Lack of snow on Mount Graham shows reduction of precipitation this year

Jon Johnson Photo/Gila Valley Central: There is still a little bit of a whitecap on top of Mount Graham, but precipitation is down this year.

By Jon Johnson

MOUNT GRAHAM – Lack of snow on Mount Graham shows the reduction of precipitation the Gila Valley saw this year.

Photo By Dru Goodman: The last storm brought some of the only snowfall to Mount Graham this year.

There is still a small whitecap on the upper portion of Mount Graham that forms a winter wonderland, but one must climb up past Shannon Campground to truly enjoy it. 

According to the University of Arizona Meteorological Network Safford Station data reports, so far there has been just 5.85 inches of rain measured at the station this year. With no precipitation in the forecast, the total will likely stay the same through the end of the year, making it the lowest total amount of precipitation measured annually at the station since just 4.52 inches fell in 2011.

Photo By Dru Goodman: Trees were frosted by snow Dec. 17.

The last recorded precipitation this year was .12 of an inch Dec. 17 and .02 of an inch Dec. 18. After that, Dru Goodman climbed Mount Graham to capture some of the images shown in this article.

The reduction this year follows two years of robust, higher-than-average precipitation of 13.71 inches in 2015 and 13.18 inches in 2016. Those two years were roughly six inches above the average amount of rain the Gila Valley has experienced per year for the last 20 years. The lowest amount in the last 20 years was just 1.69 inches measured for 2008.

While the lesser snowpack on Mount Graham can have an effect on replenishing the aquifer for Pima, the Safford aquifer is more dependent on the snowpack of the mountains of New Mexico, which is also down this year. That snowpack melts and fills the Gila River, which trickles down to Bonita Creek where Safford gathers most of its potable water.

Photo By Dru Goodman: There is snow on Mount Graham if you travel up high enough to find it, but it is significantly less than in years’ past.

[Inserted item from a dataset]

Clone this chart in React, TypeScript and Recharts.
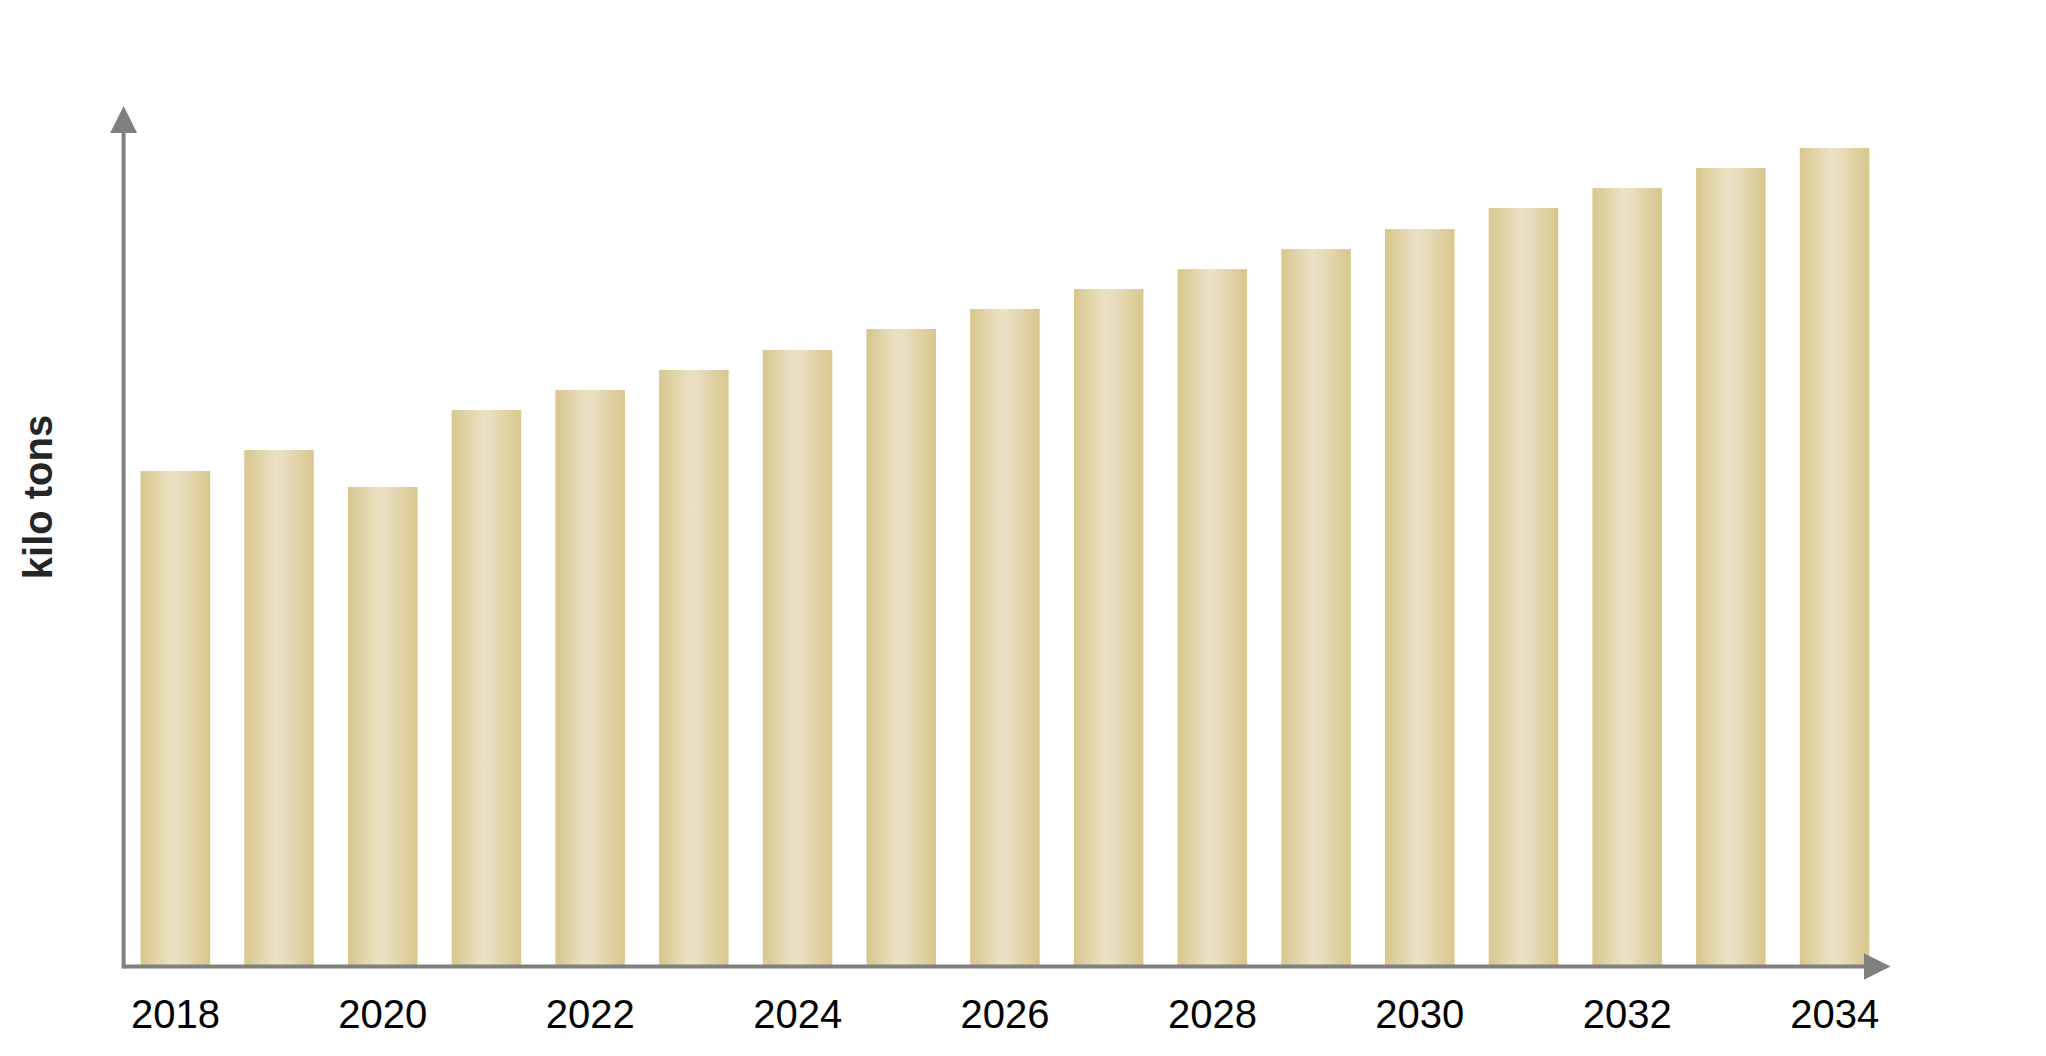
import React from 'react';
import { BarChart, Bar, XAxis, YAxis } from 'recharts';

const years = [
  '2018', '2019', '2020', '2021', '2022', '2023', '2024', '2025', '2026',
  '2027', '2028', '2029', '2030', '2031', '2032', '2033', '2034',
];
const volumes = [
  49.55, 51.65, 47.95, 55.65, 57.65, 59.65, 61.65, 63.75, 65.75,
  67.75, 69.75, 71.75, 73.75, 75.85, 77.85, 79.85, 81.85,
];
const yearTicks = ['2018', '2020', '2022', '2024', '2026', '2028', '2030', '2032', '2034'];
const yLabel = 'kilo tons';

const data = years.map((year, i) => ({ year, volume: volumes[i] }));

const AXIS_GREY = '#808080';
const FONT = '"Liberation Sans", Arial, Helvetica, sans-serif';

const YLabel = () => (
  <text
    x={52}
    y={497}
    transform="rotate(-90, 52, 497)"
    textAnchor="middle"
    fontFamily={FONT}
    fontSize={40}
    fontWeight="bold"
    fill="#262626"
  >
    {yLabel}
  </text>
);

export default function App() {
  return (
    <div style={{ position: 'absolute', left: 0, top: 0, width: 2046, height: 1056, background: '#fff' }}>
      <BarChart
        width={2046}
        height={1056}
        data={data}
        margin={{ top: 133, right: 159.5, bottom: 0, left: 122.6 }}
      >
        <defs>
          <linearGradient id="goldBar" x1="0" y1="0" x2="1" y2="0">
            <stop offset="0%" stopColor="#d8c68d" />
            <stop offset="45%" stopColor="#ebe2c4" />
            <stop offset="55%" stopColor="#e9dfbf" />
            <stop offset="100%" stopColor="#d8c68d" />
          </linearGradient>
          <marker
            id="arrowRight"
            markerUnits="userSpaceOnUse"
            markerWidth={27}
            markerHeight={27}
            refX={23}
            refY={13.5}
            orient="auto"
          >
            <path d="M0,0 L27,13.5 L0,27 Z" fill={AXIS_GREY} />
          </marker>
          <marker
            id="arrowUp"
            markerUnits="userSpaceOnUse"
            markerWidth={27}
            markerHeight={27}
            refX={0}
            refY={13.5}
            orient="auto-start-reverse"
          >
            <path d="M0,0 L27,13.5 L0,27 Z" fill={AXIS_GREY} />
          </marker>
        </defs>
        <Bar dataKey="volume" fill="url(#goldBar)" barSize={69.5} isAnimationActive={false} />
        <XAxis
          dataKey="year"
          ticks={yearTicks}
          interval={0}
          height={89.5}
          tickLine={false}
          tickSize={6}
          tickMargin={27}
          axisLine={{ stroke: AXIS_GREY, strokeWidth: 4, markerEnd: 'url(#arrowRight)' }}
          tick={{ fill: '#000', fontSize: 40, fontFamily: FONT }}
        />
        <YAxis
          type="number"
          domain={[0, 83.35]}
          width={1}
          tick={false}
          tickLine={false}
          axisLine={{ stroke: AXIS_GREY, strokeWidth: 4, strokeLinecap: 'square', markerStart: 'url(#arrowUp)' }}
          label={<YLabel />}
        />
      </BarChart>
    </div>
  );
}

Previously, Safford introduced water restrictions after having a depleted supply, since then the city has explored new water sources and has moved forward with developing a reliable wastewater source. Soon it will have a treated wastewater pond, and the city hopes to offer customers a viable option of using its treated wastewater for watering grass and other applications, thereby helping to save drinking water.